Harper’s office has not commented publicly on Spence’s hunger strike and on Friday morning the PMO sent an email to APTN National News deferring the issue to Aboriginal Affairs Minister John Duncan’s office.
A spokesperson for the PMO denied there were negotiations. APTN National News, however, learned there have been “back and forth” discussions between the AFN and the PMO to set up the encounter.
The AFN is seeking to have Harper meet with regional and tribal council chiefs from across the country. Aside from a meeting between a handful of chiefs and Harper in his Langevin Block office and informal chats during a day of speeches, there was no direct discussions between the prime minister and First Nations leaders during last January’s Crown-First Nations gathering.

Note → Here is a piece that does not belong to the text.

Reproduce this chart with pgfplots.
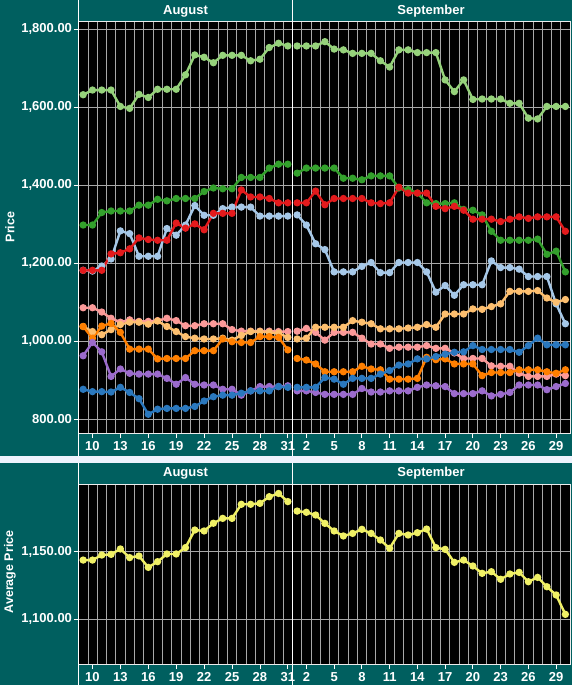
\documentclass[border=0pt]{standalone}
\usepackage{fontspec}
\setmainfont{Liberation Sans}
\usepackage{pgfplots}
\usepackage{pgfplotstable}
\pgfplotsset{compat=1.18}
\definecolor{bgteal}{HTML}{005F5F}
\definecolor{stripc}{HTML}{EEF3FD}
\definecolor{cLG}{HTML}{96D27B}
\definecolor{cDG}{HTML}{33A02C}
\definecolor{cRD}{HTML}{E31A1C}
\definecolor{cLB}{HTML}{A6C8E8}
\definecolor{cPK}{HTML}{FB9A99}
\definecolor{cLO}{HTML}{FDBF6F}
\definecolor{cDO}{HTML}{FF7F00}
\definecolor{cPU}{HTML}{9B6BCC}
\definecolor{cBL}{HTML}{2A78BE}
\definecolor{cYL}{HTML}{F0F066}
\definecolor{gridc}{HTML}{A8A8A8}

\pgfplotstableread{
d lg dg rd lb pk lo do pu bl
9 1632 1298 1182 1182 1086 1038 1038 963 877
10 1644 1298 1182 1180 1086 1025 1008 997 871
11 1644 1330 1182 1193 1075 1017 1039 973 871
12 1644 1334 1224 1211 1059 1030 1046 910 870
13 1602 1334 1227 1283 1049 1043 1023 929 882
14 1597 1334 1237 1276 1055 1049 980 918 869
15 1633 1349 1265 1218 1051 1049 980 916 853
16 1625 1349 1261 1218 1051 1044 980 916 813
17 1646 1364 1259 1218 1053 1052 955 916 826
18 1646 1360 1259 1289 1059 1038 956 905 828
19 1646 1366 1303 1272 1053 1025 956 890 828
20 1683 1366 1290 1298 1040 1012 956 907 828
21 1734 1366 1301 1348 1040 1008 976 890 833
22 1728 1384 1286 1323 1045 1006 976 888 847
23 1714 1393 1328 1323 1045 1006 976 888 858
24 1733 1391 1328 1340 1045 1008 1006 877 862
25 1733 1391 1328 1344 1030 1003 999 877 862
26 1733 1420 1388 1344 1026 1015 997 862 867
27 1719 1420 1370 1344 1026 1025 997 873 873
28 1723 1420 1370 1321 1026 1025 1012 884 873
29 1753 1444 1366 1321 1026 1023 1012 884 873
30 1764 1454 1355 1321 1025 1021 1010 884 884
31 1757 1454 1355 1321 1025 1010 978 886 882
}\aug

\pgfplotstableread{
d lg dg rd lb pk lo do pu bl
1 1757 1431 1355 1324 1026 1006 956 873 882
2 1757 1444 1355 1298 1033 1008 952 873 882
3 1757 1444 1385 1250 1023 1036 942 869 882
4 1768 1444 1350 1235 1003 1036 922 864 907
5 1749 1444 1366 1178 1023 1036 922 864 903
6 1747 1418 1366 1178 1023 1036 922 864 890
7 1738 1418 1366 1178 1023 1053 922 864 905
8 1738 1414 1366 1192 1008 1049 936 879 905
9 1738 1424 1355 1202 993 1045 929 870 905
10 1719 1424 1353 1176 993 1032 927 870 916
11 1703 1424 1355 1176 982 1032 903 873 925
12 1747 1393 1395 1202 985 1032 903 873 939
13 1747 1389 1380 1202 985 1034 903 873 942
14 1740 1380 1380 1202 985 1036 905 882 955
15 1740 1355 1380 1178 989 1043 959 888 955
16 1740 1353 1346 1126 982 1036 953 886 961
17 1670 1353 1340 1143 982 1070 955 884 967
18 1640 1355 1346 1118 970 1070 942 866 972
19 1670 1338 1336 1145 956 1070 942 866 973
20 1620 1336 1313 1145 956 1083 942 866 989
21 1621 1324 1313 1145 956 1082 912 873 979
22 1621 1282 1313 1206 937 1089 920 860 979
23 1621 1259 1307 1189 936 1096 920 864 979
24 1610 1259 1313 1189 936 1128 920 869 979
25 1610 1259 1319 1185 918 1128 927 888 972
26 1572 1259 1315 1166 910 1128 927 888 989
27 1570 1262 1319 1166 910 1130 927 888 1008
28 1602 1223 1319 1166 910 1111 922 876 991
29 1602 1231 1319 1096 916 1100 918 884 991
30 1602 1178 1282 1045 912 1107 927 892 991
}\sep

\pgfplotstableread{
d avg
9 1143.8
10 1143.8
11 1147.5
12 1148.0
13 1152.0
14 1145.6
15 1146.8
16 1138.4
17 1142.6
18 1148.3
19 1148.3
20 1153.0
21 1166.0
22 1165.3
23 1171.0
24 1174.6
25 1174.6
26 1185.0
27 1185.0
28 1185.7
29 1190.6
30 1193.0
31 1187.0
}\augavg

\pgfplotstableread{
d avg
1 1180.0
2 1179.1
3 1177.1
4 1170.9
5 1165.3
6 1161.6
7 1163.5
8 1166.5
9 1163.5
10 1158.6
11 1152.5
12 1163.5
13 1162.3
14 1164.0
15 1166.7
16 1153.0
17 1151.7
18 1142.1
19 1143.8
20 1139.4
21 1134.0
22 1135.2
23 1129.6
24 1133.5
25 1134.7
26 1127.8
27 1131.0
28 1124.1
29 1118.0
30 1103.7
}\sepavg

\pgfplotsset{
  ser/.style={color=#1, line width=2.4pt, mark=*, mark size=2.4pt, mark options={solid}},
  base/.style={
    scale only axis,
    axis background/.style={fill=black},
    axis line style={draw=white!85!gray, line width=0.8pt},
    ymajorgrids, xminorgrids,
    grid style={draw=gridc, line width=0.6pt},
    minor grid style={draw=gridc, line width=0.6pt},
    tick align=outside, tick pos=left,
    major tick length=5pt, minor tick length=0pt,
    tick style={draw=white, line width=0.8pt},
    ticklabel style={font=\fontsize{13}{15}\selectfont\bfseries, text=white},
    /pgf/number format/assume math mode=true,
    yticklabel style={xshift=2pt, /pgf/number format/.cd, fixed, fixed zerofill, precision=2, 1000 sep={,}},
    clip=true,
  },
  augx/.style={xmin=8.5, xmax=31.5, xtick={10,13,...,31}, minor xtick={9.5,10.5,...,30.5}, width=214pt},
  sepx/.style={xmin=0.5, xmax=30.5, xtick={2,5,...,29}, minor xtick={1.5,2.5,...,29.5}, width=277.5pt, yticklabels={}, ytick style={draw=none}},
}

\begin{document}
\begin{tikzpicture}
\fill[bgteal] (0pt,0pt) rectangle (572pt,685pt);
\useasboundingbox (0pt,0pt) rectangle (572pt,685pt);
\fill[stripc] (0pt,222pt) rectangle (572pt,229pt);

% ---- top row: Price
\begin{axis}[base, augx, at={(78.5pt,252pt)}, anchor=south west, height=412pt,
  ymin=765, ymax=1821, ytick={800,1000,...,1800}]
\addplot[ser=cLG] table[x=d,y=lg]{\aug};
\addplot[ser=cDG] table[x=d,y=dg]{\aug};
\addplot[ser=cLB] table[x=d,y=lb]{\aug};
\addplot[ser=cRD] table[x=d,y=rd]{\aug};
\addplot[ser=cPK] table[x=d,y=pk]{\aug};
\addplot[ser=cLO] table[x=d,y=lo]{\aug};
\addplot[ser=cDO] table[x=d,y=do]{\aug};
\addplot[ser=cPU] table[x=d,y=pu]{\aug};
\addplot[ser=cBL] table[x=d,y=bl]{\aug};
\end{axis}

\begin{axis}[base, sepx, at={(292.5pt,252pt)}, anchor=south west, height=412pt,
  ymin=765, ymax=1821, ytick={800,1000,...,1800}]
\addplot[ser=cLG] table[x=d,y=lg]{\sep};
\addplot[ser=cDG] table[x=d,y=dg]{\sep};
\addplot[ser=cLB] table[x=d,y=lb]{\sep};
\addplot[ser=cRD] table[x=d,y=rd]{\sep};
\addplot[ser=cPK] table[x=d,y=pk]{\sep};
\addplot[ser=cLO] table[x=d,y=lo]{\sep};
\addplot[ser=cDO] table[x=d,y=do]{\sep};
\addplot[ser=cPU] table[x=d,y=pu]{\sep};
\addplot[ser=cBL] table[x=d,y=bl]{\sep};
\end{axis}

% ---- bottom row: Average Price
\begin{axis}[base, augx, at={(78.5pt,21pt)}, anchor=south west, height=180pt,
  ymin=1067, ymax=1200, ytick={1100,1150}]
\addplot[ser=cYL] table[x=d,y=avg]{\augavg};
\end{axis}

\begin{axis}[base, sepx, at={(292.5pt,21pt)}, anchor=south west, height=180pt,
  ymin=1067, ymax=1200, ytick={1100,1150}]
\addplot[ser=cYL] table[x=d,y=avg]{\sepavg};
\end{axis}

% ---- frame lines and headers
\draw[white, line width=1pt] (78.5pt,229pt) -- (78.5pt,685pt) (292.5pt,229pt) -- (292.5pt,685pt)
  (78.5pt,0pt) -- (78.5pt,222pt) (292.5pt,0pt) -- (292.5pt,222pt);
\node[text=white, font=\fontsize{13}{15}\selectfont\bfseries] at (185.5pt,674pt) {August};
\node[text=white, font=\fontsize{13}{15}\selectfont\bfseries] at (431pt,674pt) {September};
\node[text=white, font=\fontsize{13}{15}\selectfont\bfseries] at (185.5pt,212pt) {August};
\node[text=white, font=\fontsize{13}{15}\selectfont\bfseries] at (431pt,212pt) {September};
\node[text=white, font=\fontsize{12.5}{14}\selectfont\bfseries, rotate=90] at (10pt,458pt) {Price};
\node[text=white, font=\fontsize{12.5}{14}\selectfont\bfseries, rotate=90] at (10pt,113pt) {Average Price};
\end{tikzpicture}
\end{document}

Spence, who is living in a teepee on Victoria Island in the shadow of Parliament Hill during her hunger strike, said it’s not enough to just have Harper at the meeting. She wants Queen Elizabeth II either directly involved in the meeting or through her representative in Canada, Governor General David Johnston.
Spence said she was disappointed that AFN National Chief Shawn Atleo wasn’t pushing for the Crown’s involvement.

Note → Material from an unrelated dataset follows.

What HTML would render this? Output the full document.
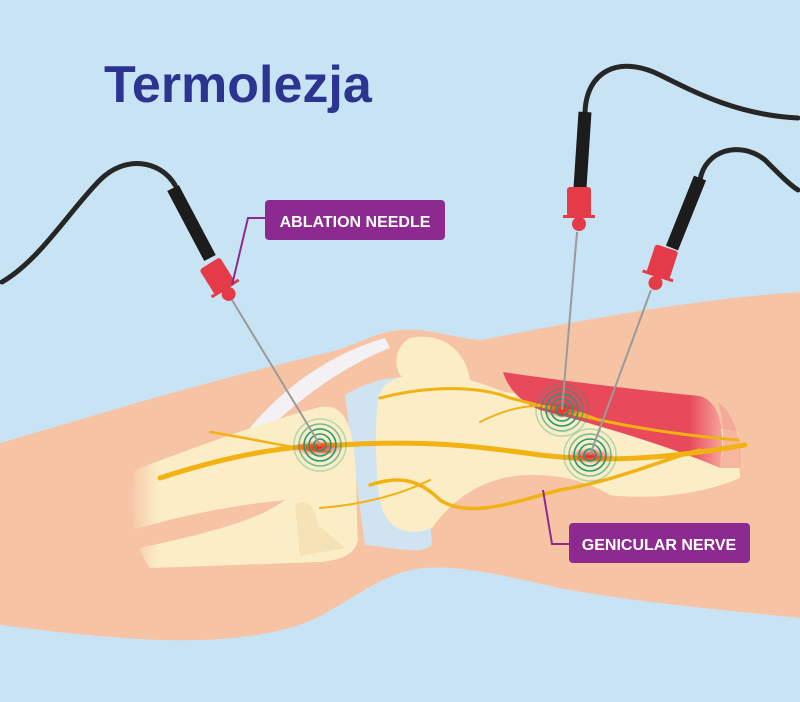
<!DOCTYPE html>
<html><head><style>html,body{margin:0;padding:0;background:#c8e4f4;}svg{display:block}</style></head>
<body>
<svg width="800" height="702" viewBox="0 0 800 702" xmlns="http://www.w3.org/2000/svg">
<defs>
<radialGradient id="burn" cx="0.5" cy="0.5" r="0.5"><stop offset="0" stop-color="#e8232d"/><stop offset="1" stop-color="#e8232d" stop-opacity="0"/></radialGradient>
<linearGradient id="fadeL" x1="0" x2="1"><stop offset="0" stop-color="#f7c8aa"/><stop offset="0.12" stop-color="#fbeec6"/><stop offset="1" stop-color="#fbeec6"/></linearGradient>
<linearGradient id="musc" x1="0" x2="1"><stop offset="0" stop-color="#e84a5b"/><stop offset="0.85" stop-color="#e84a5b"/><stop offset="1" stop-color="#f6a59c"/></linearGradient>
</defs>
<rect width="800" height="702" fill="#c8e4f4"/>
<text x="104" y="102" font-family="Liberation Sans, sans-serif" font-weight="bold" font-size="52" fill="#2b3590">Termolezja</text>
<!-- leg -->
<path d="M0,443 C80,420 180,388 330,352 C360,344 375,332 400,330 C430,328 455,338 480,340 C560,325 680,300 800,292 L800,618 C720,610 620,600 560,588 C500,575 450,562 410,570 C370,580 340,610 300,625 C220,650 120,640 0,625 Z" fill="#f7c3a5"/>
<!-- joint space -->
<path d="M345,395 C370,380 395,375 420,378 L432,545 C420,555 400,548 365,545 L355,470 Z" fill="#cfe4f0"/>
<!-- white tendon -->
<path d="M250,428 C285,385 335,352 385,338 L390,348 C345,365 300,398 262,435 Z" fill="#f3f1f3"/>
<!-- tibia (left) -->
<path d="M135,470 C200,445 270,420 320,407 C342,404 350,420 354,450 C358,490 356,520 358,540 C355,555 340,560 320,562 L150,568 C132,545 128,500 135,470 Z" fill="url(#fadeL)"/>
<path d="M115,535 C170,518 225,506 285,500 C265,515 230,530 120,552 Z" fill="#f7c3a5"/>
<path d="M295,505 C305,498 315,505 318,525 L345,548 L300,556 Z" fill="#f5e2b6"/>
<!-- femur (right) -->
<path d="M378,400 C382,378 405,372 440,375 C470,378 485,385 505,392 C600,405 680,420 738,432 L740,478 C700,495 650,500 610,495 C585,480 560,475 530,475 C490,475 455,495 432,528 C405,538 385,528 380,500 C375,470 375,430 378,400 Z" fill="#fbeec6"/>
<path d="M410,338 C440,332 465,348 470,380 C450,392 420,390 400,375 C392,360 398,345 410,338 Z" fill="#fbeec6"/>
<!-- muscle -->
<path d="M503,372 C570,382 640,390 700,396 C720,402 726,430 720,468 C680,450 600,425 540,410 C520,402 508,388 503,372 Z" fill="url(#musc)"/>
<path d="M718,402 C735,415 742,440 740,468 L720,468 C726,440 722,415 718,402Z" fill="#f3a092" opacity="0.7"/>
<!-- nerves -->
<g fill="none" stroke="#f2b214" stroke-linecap="round">
<path d="M160,478 C230,455 290,445 340,445 C420,440 470,445 540,455 C600,462 660,460 745,445" stroke-width="5"/>
<path d="M210,432 C260,440 300,450 330,452" stroke-width="2.5"/>
<path d="M380,398 C430,385 480,386 510,398 C560,410 620,430 738,440" stroke-width="3"/>
<path d="M480,422 C520,402 550,400 600,420" stroke-width="2"/>
<path d="M370,485 C400,475 420,480 440,500 C470,520 520,500 560,490 C620,480 660,460 700,450" stroke-width="3.5"/>
<path d="M320,508 C360,505 400,495 430,480" stroke-width="2"/>
</g>
<ellipse cx="318" cy="448" rx="26" ry="8" fill="url(#burn)"/>
<ellipse cx="562" cy="410" rx="20" ry="8" fill="url(#burn)"/>
<ellipse cx="590" cy="456" rx="24" ry="8" fill="url(#burn)"/>
<g fill="none" stroke="#1e9a78" stroke-width="1.6">
<circle cx="320" cy="445" r="6"/><circle cx="320" cy="445" r="11"/><circle cx="320" cy="445" r="16"/><circle cx="320" cy="445" r="21" opacity="0.6"/><circle cx="320" cy="445" r="26" opacity="0.3"/>
<circle cx="562" cy="410" r="6"/><circle cx="562" cy="410" r="11"/><circle cx="562" cy="410" r="16"/><circle cx="562" cy="410" r="21" opacity="0.6"/><circle cx="562" cy="410" r="26" opacity="0.3"/>
<circle cx="590" cy="455" r="6"/><circle cx="590" cy="455" r="11"/><circle cx="590" cy="455" r="16"/><circle cx="590" cy="455" r="21" opacity="0.6"/><circle cx="590" cy="455" r="26" opacity="0.3"/>
</g>
<g stroke="#9a9a9a" stroke-width="2">
<line x1="232" y1="300" x2="320" y2="445"/>
<line x1="577" y1="232" x2="562" y2="410"/>
<line x1="651" y1="290" x2="590" y2="455"/>
</g>
<g fill="none" stroke="#262626" stroke-width="5" stroke-linecap="round">
<path d="M2,282 C40,260 70,210 100,180 C125,155 160,160 175,185"/>
<path d="M585,115 C585,70 620,55 660,75 C700,95 740,115 798,118"/>
<path d="M700,180 C705,150 740,140 765,160 C780,175 790,185 798,190"/>
</g>
<g stroke="#1c1c1c" stroke-width="13" stroke-linecap="butt">
<line x1="173" y1="188" x2="210" y2="258"/>
<line x1="585" y1="112" x2="580" y2="188"/>
<line x1="700" y1="178" x2="672" y2="248"/>
</g>
<g fill="#e53a48">
<g transform="translate(218,277) rotate(-32)"><rect x="-12" y="-16" width="24" height="30" rx="3"/><rect x="-16" y="12" width="32" height="3"/><circle cx="0" cy="20" r="7"/></g>
<g transform="translate(579,203)"><rect x="-12" y="-16" width="24" height="30" rx="3"/><rect x="-16" y="12" width="32" height="3"/><circle cx="0" cy="21" r="7"/></g>
<g transform="translate(662,263) rotate(18)"><rect x="-12" y="-16" width="24" height="30" rx="3"/><rect x="-16" y="12" width="32" height="3"/><circle cx="0" cy="21" r="7"/></g>
</g>
<g fill="none" stroke="#8d2a8f" stroke-width="2">
<polyline points="232,285 248,218 266,218"/>
<polyline points="543,490 552,544 570,544"/>
</g>
<rect x="265" y="200" width="180" height="40" rx="4" fill="#8d2a8f"/>
<text x="355" y="227" text-anchor="middle" font-family="Liberation Sans, sans-serif" font-weight="bold" font-size="16" fill="#fff">ABLATION NEEDLE</text>
<rect x="569" y="523" width="181" height="40" rx="4" fill="#8d2a8f"/>
<text x="659" y="550" text-anchor="middle" font-family="Liberation Sans, sans-serif" font-weight="bold" font-size="16" fill="#fff">GENICULAR NERVE</text>
</svg>
</body></html>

“I am very disappointed. At the beginning I asked the national chief to write the Crown,” said Spence, in a telephone interview. “It is very discouraging that they are taking a shortcut. I am not happy about it…All parties need to meet together, not separate.”

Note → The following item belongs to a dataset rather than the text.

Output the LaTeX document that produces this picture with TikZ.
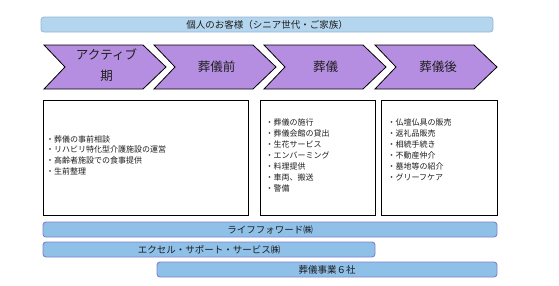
\documentclass[tikz,border=0pt]{standalone}
\usepackage{fontspec}
\setmainfont{Noto Sans CJK JP}
\definecolor{chevfill}{RGB}{181,142,225}
\definecolor{topfill}{RGB}{180,213,238}
\definecolor{topdraw}{RGB}{150,182,215}
\definecolor{barfill}{RGB}{142,192,232}
\definecolor{bardraw}{RGB}{125,130,205}
\definecolor{txt}{RGB}{30,30,30}
\begin{document}
\begin{tikzpicture}[x=1pt,y=-1pt,
  chev/.style={draw=black, line width=0.8pt, fill=chevfill, line join=miter},
  chevtext/.style={font=\fontsize{12.5}{21}\selectfont, text=txt, inner sep=0pt, align=center},
  topbar/.style={draw=topdraw, fill=topfill, line width=0.8pt, rounded corners=3pt, inner sep=0pt,
     font=\fontsize{9.5}{11}\selectfont, text=txt},
  bar/.style={draw=bardraw, fill=barfill, line width=0.9pt, rounded corners=3pt, inner sep=0pt,
     font=\fontsize{9.5}{11}\selectfont, text=txt},
  listbox/.style={draw=black, line width=1pt, fill=white, inner sep=0pt},
  item/.style={font=\fontsize{8}{10}\selectfont, text=txt, inner sep=0pt, anchor=west}
]
\useasboundingbox (0,0) rectangle (559,285);
\fill[white] (0,0) rectangle (559,285);

% top bar
\node[topbar, minimum width=452pt, minimum height=15pt] (cust) at (267,24.5) {個人のお客様（シニア世代・ご家族）};

% chevrons
\foreach \L/\nm in {44/c1,154/c2,264/c3,375/c4}{
  \draw[chev] (\L,45) -- (\L+99,45) -- (\L+122,67) -- (\L+99,89) -- (\L,89) -- (\L+21,67) -- cycle;
}
\node[chevtext] (t1) at (106.5,65.5) {アクティブ\\期};
\node[chevtext] (t2) at (216.5,67) {葬儀前};
\node[chevtext] (t3) at (325.5,67) {葬儀};
\node[chevtext] (t4) at (438,67) {葬儀後};

% boxes
\node[listbox, minimum width=205pt, minimum height=115pt] (b1) at (145.5,157.5) {};
\node[listbox, minimum width=115pt, minimum height=115pt] (b2) at (317.5,157.5) {};
\node[listbox, minimum width=116pt, minimum height=115pt] (b3) at (439,157.5) {};

\node[item] (b1a) at (46,139)   {・葬儀の事前相談};
\node[item] (b1b) at (46,149.7) {・リハビリ特化型介護施設の運営};
\node[item] (b1c) at (46,160.3) {・高齢者施設での食事提供};
\node[item] (b1d) at (46,171)   {・生前整理};

\node[item] (b2a) at (265.5,122.3) {・葬儀の施行};
\node[item] (b2b) at (265.5,133.4) {・葬儀会館の貸出};
\node[item] (b2c) at (265.5,144.5) {・生花サービス};
\node[item] (b2d) at (265.5,155.6) {・エンバーミング};
\node[item] (b2e) at (265.5,166.7) {・料理提供};
\node[item] (b2f) at (265.5,177.8) {・車両、搬送};
\node[item] (b2g) at (265.5,188.9) {・警備};

\node[item] (b3a) at (387.5,122.3) {・仏壇仏具の販売};
\node[item] (b3b) at (387.5,133.4) {・返礼品販売};
\node[item] (b3c) at (387.5,144.5) {・相続手続き};
\node[item] (b3d) at (387.5,155.6) {・不動産仲介};
\node[item] (b3e) at (387.5,166.7) {・墓地等の紹介};
\node[item] (b3f) at (387.5,177.8) {・グリーフケア};

% bottom bars
\node[bar, minimum width=454pt, minimum height=15pt] (lf) at (270,229.5) {ライフフォワード㈱};
\node[bar, minimum width=332pt, minimum height=15pt] (ex) at (209,249.5) {エクセル・サポート・サービス㈱};
\node[bar, minimum width=340pt, minimum height=15pt] (f6) at (327,269.5) {葬儀事業６社};
\end{tikzpicture}
\end{document}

Spence said the treaties were signed by the Crown and it’s up to the Crown to ensure they’re upheld.
“The Crown has been covering their eyes on these violations of the treaties,” said Spence. “Johnston needs to tell the prime minister that he has to work with the treaty and the leaders as partners and not go separate ways. The Crown made a promise to First Nations that if anyone violated the treaties they would be punished.”
Spence said she doesn’t feel that the AFN is fully supporting her fight.
In an interview inside her teepee on Victoria Island, Spence said she faced pressure to end her hunger strike from officials at the AFN and that NDP MP Charlie Angus, whose riding includes Attawapiskat, has asked her to consider moving into a hotel.
“They’ve tried to get me to reconsider,” said Spence. “I’m staying here I feel close to my ancestors. It reminds me of how it was before.”
Behind the scenes, frustration has been bubbling among her supporters. They say that while the AFN appears on the surface to be supportive, providing the organization’s event teepee for Spence, paying for hotel stays for Spence’s supporters, buying wood for the fire and coordinating daily press conferences this week to trumpet her cause, behind the scenes they claim officials are trying to dissuade the chief from continuing the hunger strike.
Two of her supporters described an exchange during a meeting at the AFN offices Thursday morning saying one Spence backer told a senior AFN aide: “That’s the colonial way; it’s not the way we do things.”
They said the official responded saying: “It’s not colonialism; we are concerned about (Spence’s) health.”
APTN National News confirmed the exchange.
The backroom drama has also pulled in Manitoba’s regional Chief Bill Traverse who fired off a text message Thursday to Peter Dinsdale, the AFN’s chief operating officer, telling him to stop intervening and await direction from the Assembly of Manitoba Chiefs (AMC)/Exec.
“We are advised u r intervening with Chief Therese Spence’s…hunger strike,” said the text. “Plse cease+desist, further direction will come frm AMC/”
Dinsdale responded in an email flatly denying he was intervening.
“Chief Spence and her supporters came to the AFN and asked for our assistance and support,” wrote Dinsdale. “The AFN is fully supporting her efforts by providing wood, our teepee, supplies, hotel stays for people helping Theresa and ensuring she has full access to health care services.”
In an interview with APTN National News, Dinsdale said the AFN has never tried to dissuade Spence from continuing her hunger strike, but there is a lot of concern around her health.
“We are trying to be supportive,” he said. “In our first meeting with her, we expressed concern about the hunger strike and we expressed concern about the viability of a meeting with the Queen.”
Dinsdale said Spence was also presented with the option of conducting the hunger strike in a hotel room or a house.
“We also suggested, given the temperature and given her health that it makes sense for her to be in a hotel or a house,” he said. “We absolutely did offer her that in no way was it done to dissuade her.”